Stated exercise: Please transcribe the listing below in full and word for word, without its pictures.

Provided material:
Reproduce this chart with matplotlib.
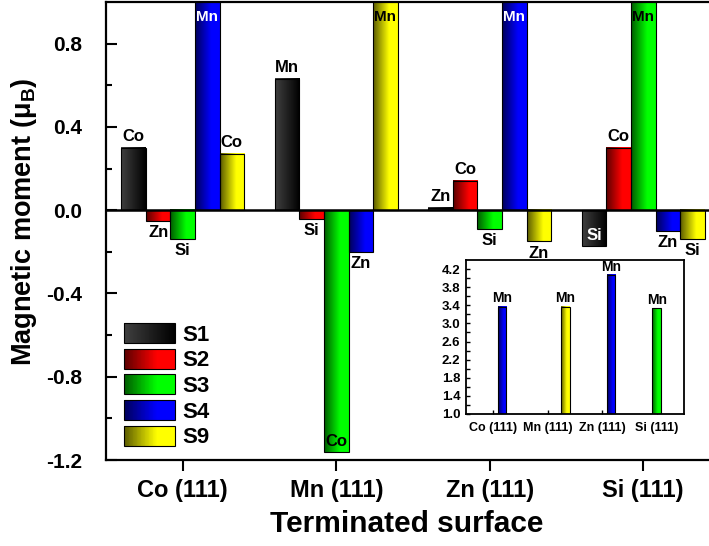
import numpy as np
import matplotlib
matplotlib.use("Agg")
import matplotlib.pyplot as plt
from matplotlib.legend_handler import HandlerBase
from matplotlib.patches import Rectangle

plt.rcParams['font.family'] = ['Liberation Sans', 'DejaVu Sans']
plt.rcParams['font.weight'] = 'bold'
plt.rcParams['mathtext.fontset'] = 'custom'
plt.rcParams['mathtext.rm'] = 'Liberation Sans:bold'
plt.rcParams['mathtext.bf'] = 'Liberation Sans:bold'

# data
groups = ['Co (111)', 'Mn (111)', 'Zn (111)', 'Si (111)']
series = ['S1', 'S2', 'S3', 'S4', 'S9']
s1 = [0.30, 0.63, 0.01, -0.17]
s2 = [-0.05, -0.04, 0.14, 0.30]
s3 = [-0.14, -1.16, -0.09, 3.33]
s4 = [3.37, -0.20, 4.07, -0.10]
s9 = [0.27, 3.37, -0.15, -0.14]
lab1 = ['Co', 'Mn', 'Zn', 'Si']
lab2 = ['Zn', 'Si', 'Co', 'Co']
lab3 = ['Si', 'Co', 'Si', 'Mn']
lab4 = ['Mn', 'Zn', 'Mn', 'Zn']
lab9 = ['Co', 'Mn', 'Zn', 'Si']
values = [s1, s2, s3, s4, s9]
atoms = [lab1, lab2, lab3, lab4, lab9]
# (series, group) labels written inside the bar end
inside = [(0, 3), (2, 1)]

# gradient end colours (left dark -> right bright), S1 goes grey -> black
dark = ['#404040', '#5a0000', '#005a00', '#00005a', '#5a5a00']
bright = ['#000000', '#ff0000', '#00ff00', '#0000ff', '#ffff00']
txt_in = ['white', 'black', 'black', 'white', 'black']


def gradient(c0, c1, n=64, lin=False):
    a = np.array(matplotlib.colors.to_rgb(c0))
    b = np.array(matplotlib.colors.to_rgb(c1))
    t = np.linspace(0, 1, n)
    f = t if lin else np.clip(t / 0.65, 0, 1)
    return a + (b - a) * f[:, None]


grads = [gradient(dark[0], bright[0], lin=True)] + \
        [gradient(dark[k], bright[k]) for k in range(1, 5)]


class GradientHandler(HandlerBase):
    def __init__(self, cols):
        super().__init__()
        self.cols = cols

    def create_artists(self, legend, orig_handle, xdescent, ydescent,
                       width, height, fontsize, trans):
        n = len(self.cols)
        arts = []
        for k, c in enumerate(self.cols):
            arts.append(Rectangle((-xdescent + k * width / n, -ydescent),
                                  width / n * 1.3, height, facecolor=c,
                                  edgecolor='none', lw=0, antialiased=False,
                                  transform=trans))
        arts.append(Rectangle((-xdescent, -ydescent), width, height,
                              facecolor='none', edgecolor='black', lw=0.8,
                              transform=trans))
        return arts


def draw_bars(ax, x, width, vals, grad):
    for xi, v in zip(x, vals):
        ax.imshow(grad[None, :, :], extent=[xi - width / 2, xi + width / 2,
                                            min(0, v), max(0, v)],
                  aspect='auto', interpolation='bilinear', zorder=2)
    ax.bar(x, vals, width, facecolor='none', edgecolor='black', lw=0.8,
           zorder=3)


fig = plt.figure(figsize=(7.09, 5.46), dpi=100)
ax = fig.add_axes([106 / 709, 1 - 460 / 546, 614 / 709, 458 / 546])

idx = np.arange(len(groups))
bw = 0.16
ymin, ymax = -1.2, 1.0
for k in range(5):
    x = idx + (k - 2) * bw
    draw_bars(ax, x, bw, values[k], grads[k])
    for g in range(4):
        v = values[k][g]
        name = atoms[k][g]
        if v > ymax:
            ax.annotate(name, (x[g], ymax), xytext=(0, -6),
                        textcoords='offset points', ha='center', va='top',
                        fontsize=11, fontweight='bold', color=txt_in[k],
                        zorder=5)
        elif (k, g) in inside:
            ax.annotate(name, (x[g], v), xytext=(0, 2),
                        textcoords='offset points', ha='center', va='bottom',
                        fontsize=12, fontweight='bold', color=txt_in[k],
                        zorder=5)
        elif v >= 0:
            ax.annotate(name, (x[g], v), xytext=(0, 3),
                        textcoords='offset points', ha='center', va='bottom',
                        fontsize=12, fontweight='bold', zorder=5)
        else:
            ax.annotate(name, (x[g], v), xytext=(0, -3),
                        textcoords='offset points', ha='center', va='top',
                        fontsize=12, fontweight='bold', zorder=5)

ax.axhline(0, color='black', lw=1.8, zorder=4)
ax.set_xlim(-0.5, 3.5)
ax.set_ylim(ymin, ymax)
ax.set_xticks(idx)
ax.set_xticklabels(groups, fontsize=17, fontweight='bold')
ax.set_yticks(np.arange(-1.2, 0.81, 0.4))
ax.set_yticklabels([f'{t:.1f}' for t in np.arange(-1.2, 0.81, 0.4)],
                   fontsize=15, fontweight='bold')
ax.set_yticks(np.arange(-1.0, 1.0, 0.4), minor=True)
ax.tick_params(axis='y', which='major', direction='in', length=8, width=1.5,
               pad=17)
ax.tick_params(axis='y', which='minor', direction='in', length=4, width=1.5)
ax.tick_params(axis='x', which='major', direction='out', length=8, width=1.5,
               pad=6)
for sp in ax.spines.values():
    sp.set_linewidth(1.6)

ax.set_ylabel(r'Magnetic moment (μ$_\mathrm{B}$)', fontsize=19.5,
              fontweight='bold')
ax.yaxis.label.set_va('center')
ax.yaxis.set_label_coords((24 - 106) / 614, 0.52)
ax.set_xlabel('Terminated surface', fontsize=21.5, fontweight='bold')
ax.xaxis.set_label_coords((407 - 106) / 614, -(524 - 460) / 458)
ax.xaxis.label.set_va('center')

proxies = [Rectangle((0, 0), 1, 1) for _ in series]
leg = ax.legend(proxies, series, loc='upper left',
                bbox_to_anchor=(0.029, 0.299), borderaxespad=0, borderpad=0,
                frameon=False, handlelength=2.3, handleheight=1.0,
                handletextpad=0.35, labelspacing=0.14,
                prop={'size': 16, 'weight': 'bold'},
                handler_map={p: GradientHandler(grads[k])
                             for k, p in enumerate(proxies)})

# inset with the large Mn moments
ax2 = fig.add_axes([466 / 709, 1 - 414 / 546, 218 / 709, 154 / 546])
for k in range(5):
    x = idx + (k - 2) * bw
    draw_bars(ax2, x, bw, values[k], grads[k])
    for g in range(4):
        v = values[k][g]
        if v > 1.0:
            ax2.annotate(atoms[k][g], (x[g], v), xytext=(0, 1),
                         textcoords='offset points', ha='center',
                         va='bottom', fontsize=10, fontweight='bold')
ax2.set_xlim(-0.5, 3.5)
ax2.set_ylim(1.0, 4.4)
ax2.set_xticks(idx)
ax2.set_xticklabels(groups, fontsize=9, fontweight='bold')
ax2.set_yticks(np.arange(1.0, 4.21, 0.4))
ax2.set_yticklabels([f'{t:.1f}' for t in np.arange(1.0, 4.21, 0.4)],
                    fontsize=9.5, fontweight='bold')
ax2.set_yticks(np.arange(1.2, 4.4, 0.4), minor=True)
ax2.tick_params(axis='both', which='both', direction='in', length=3,
                width=1, pad=4)
ax2.tick_params(axis='x', pad=6)
for sp in ax2.spines.values():
    sp.set_linewidth(1.3)

fig.savefig('out.png', dpi=100)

Solved exercise:
Reproduce this chart with matplotlib.
import numpy as np
import matplotlib
matplotlib.use("Agg")
import matplotlib.pyplot as plt
from matplotlib.legend_handler import HandlerBase
from matplotlib.patches import Rectangle

plt.rcParams['font.family'] = ['Liberation Sans', 'DejaVu Sans']
plt.rcParams['font.weight'] = 'bold'
plt.rcParams['mathtext.fontset'] = 'custom'
plt.rcParams['mathtext.rm'] = 'Liberation Sans:bold'
plt.rcParams['mathtext.bf'] = 'Liberation Sans:bold'

# data
groups = ['Co (111)', 'Mn (111)', 'Zn (111)', 'Si (111)']
series = ['S1', 'S2', 'S3', 'S4', 'S9']
s1 = [0.30, 0.63, 0.01, -0.17]
s2 = [-0.05, -0.04, 0.14, 0.30]
s3 = [-0.14, -1.16, -0.09, 3.33]
s4 = [3.37, -0.20, 4.07, -0.10]
s9 = [0.27, 3.37, -0.15, -0.14]
lab1 = ['Co', 'Mn', 'Zn', 'Si']
lab2 = ['Zn', 'Si', 'Co', 'Co']
lab3 = ['Si', 'Co', 'Si', 'Mn']
lab4 = ['Mn', 'Zn', 'Mn', 'Zn']
lab9 = ['Co', 'Mn', 'Zn', 'Si']
values = [s1, s2, s3, s4, s9]
atoms = [lab1, lab2, lab3, lab4, lab9]
# (series, group) labels written inside the bar end
inside = [(0, 3), (2, 1)]

# gradient end colours (left dark -> right bright), S1 goes grey -> black
dark = ['#404040', '#5a0000', '#005a00', '#00005a', '#5a5a00']
bright = ['#000000', '#ff0000', '#00ff00', '#0000ff', '#ffff00']
txt_in = ['white', 'black', 'black', 'white', 'black']


def gradient(c0, c1, n=64, lin=False):
    a = np.array(matplotlib.colors.to_rgb(c0))
    b = np.array(matplotlib.colors.to_rgb(c1))
    t = np.linspace(0, 1, n)
    f = t if lin else np.clip(t / 0.65, 0, 1)
    return a + (b - a) * f[:, None]


grads = [gradient(dark[0], bright[0], lin=True)] + \
        [gradient(dark[k], bright[k]) for k in range(1, 5)]


class GradientHandler(HandlerBase):
    def __init__(self, cols):
        super().__init__()
        self.cols = cols

    def create_artists(self, legend, orig_handle, xdescent, ydescent,
                       width, height, fontsize, trans):
        n = len(self.cols)
        arts = []
        for k, c in enumerate(self.cols):
            arts.append(Rectangle((-xdescent + k * width / n, -ydescent),
                                  width / n * 1.3, height, facecolor=c,
                                  edgecolor='none', lw=0, antialiased=False,
                                  transform=trans))
        arts.append(Rectangle((-xdescent, -ydescent), width, height,
                              facecolor='none', edgecolor='black', lw=0.8,
                              transform=trans))
        return arts


def draw_bars(ax, x, width, vals, grad):
    for xi, v in zip(x, vals):
        ax.imshow(grad[None, :, :], extent=[xi - width / 2, xi + width / 2,
                                            min(0, v), max(0, v)],
                  aspect='auto', interpolation='bilinear', zorder=2)
    ax.bar(x, vals, width, facecolor='none', edgecolor='black', lw=0.8,
           zorder=3)


fig = plt.figure(figsize=(7.09, 5.46), dpi=100)
ax = fig.add_axes([106 / 709, 1 - 460 / 546, 614 / 709, 458 / 546])

idx = np.arange(len(groups))
bw = 0.16
ymin, ymax = -1.2, 1.0
for k in range(5):
    x = idx + (k - 2) * bw
    draw_bars(ax, x, bw, values[k], grads[k])
    for g in range(4):
        v = values[k][g]
        name = atoms[k][g]
        if v > ymax:
            ax.annotate(name, (x[g], ymax), xytext=(0, -6),
                        textcoords='offset points', ha='center', va='top',
                        fontsize=11, fontweight='bold', color=txt_in[k],
                        zorder=5)
        elif (k, g) in inside:
            ax.annotate(name, (x[g], v), xytext=(0, 2),
                        textcoords='offset points', ha='center', va='bottom',
                        fontsize=12, fontweight='bold', color=txt_in[k],
                        zorder=5)
        elif v >= 0:
            ax.annotate(name, (x[g], v), xytext=(0, 3),
                        textcoords='offset points', ha='center', va='bottom',
                        fontsize=12, fontweight='bold', zorder=5)
        else:
            ax.annotate(name, (x[g], v), xytext=(0, -3),
                        textcoords='offset points', ha='center', va='top',
                        fontsize=12, fontweight='bold', zorder=5)

ax.axhline(0, color='black', lw=1.8, zorder=4)
ax.set_xlim(-0.5, 3.5)
ax.set_ylim(ymin, ymax)
ax.set_xticks(idx)
ax.set_xticklabels(groups, fontsize=17, fontweight='bold')
ax.set_yticks(np.arange(-1.2, 0.81, 0.4))
ax.set_yticklabels([f'{t:.1f}' for t in np.arange(-1.2, 0.81, 0.4)],
                   fontsize=15, fontweight='bold')
ax.set_yticks(np.arange(-1.0, 1.0, 0.4), minor=True)
ax.tick_params(axis='y', which='major', direction='in', length=8, width=1.5,
               pad=17)
ax.tick_params(axis='y', which='minor', direction='in', length=4, width=1.5)
ax.tick_params(axis='x', which='major', direction='out', length=8, width=1.5,
               pad=6)
for sp in ax.spines.values():
    sp.set_linewidth(1.6)

ax.set_ylabel(r'Magnetic moment (μ$_\mathrm{B}$)', fontsize=19.5,
              fontweight='bold')
ax.yaxis.label.set_va('center')
ax.yaxis.set_label_coords((24 - 106) / 614, 0.52)
ax.set_xlabel('Terminated surface', fontsize=21.5, fontweight='bold')
ax.xaxis.set_label_coords((407 - 106) / 614, -(524 - 460) / 458)
ax.xaxis.label.set_va('center')

proxies = [Rectangle((0, 0), 1, 1) for _ in series]
leg = ax.legend(proxies, series, loc='upper left',
                bbox_to_anchor=(0.029, 0.299), borderaxespad=0, borderpad=0,
                frameon=False, handlelength=2.3, handleheight=1.0,
                handletextpad=0.35, labelspacing=0.14,
                prop={'size': 16, 'weight': 'bold'},
                handler_map={p: GradientHandler(grads[k])
                             for k, p in enumerate(proxies)})

# inset with the large Mn moments
ax2 = fig.add_axes([466 / 709, 1 - 414 / 546, 218 / 709, 154 / 546])
for k in range(5):
    x = idx + (k - 2) * bw
    draw_bars(ax2, x, bw, values[k], grads[k])
    for g in range(4):
        v = values[k][g]
        if v > 1.0:
            ax2.annotate(atoms[k][g], (x[g], v), xytext=(0, 1),
                         textcoords='offset points', ha='center',
                         va='bottom', fontsize=10, fontweight='bold')
ax2.set_xlim(-0.5, 3.5)
ax2.set_ylim(1.0, 4.4)
ax2.set_xticks(idx)
ax2.set_xticklabels(groups, fontsize=9, fontweight='bold')
ax2.set_yticks(np.arange(1.0, 4.21, 0.4))
ax2.set_yticklabels([f'{t:.1f}' for t in np.arange(1.0, 4.21, 0.4)],
                    fontsize=9.5, fontweight='bold')
ax2.set_yticks(np.arange(1.2, 4.4, 0.4), minor=True)
ax2.tick_params(axis='both', which='both', direction='in', length=3,
                width=1, pad=4)
ax2.tick_params(axis='x', pad=6)
for sp in ax2.spines.values():
    sp.set_linewidth(1.3)

fig.savefig('out.png', dpi=100)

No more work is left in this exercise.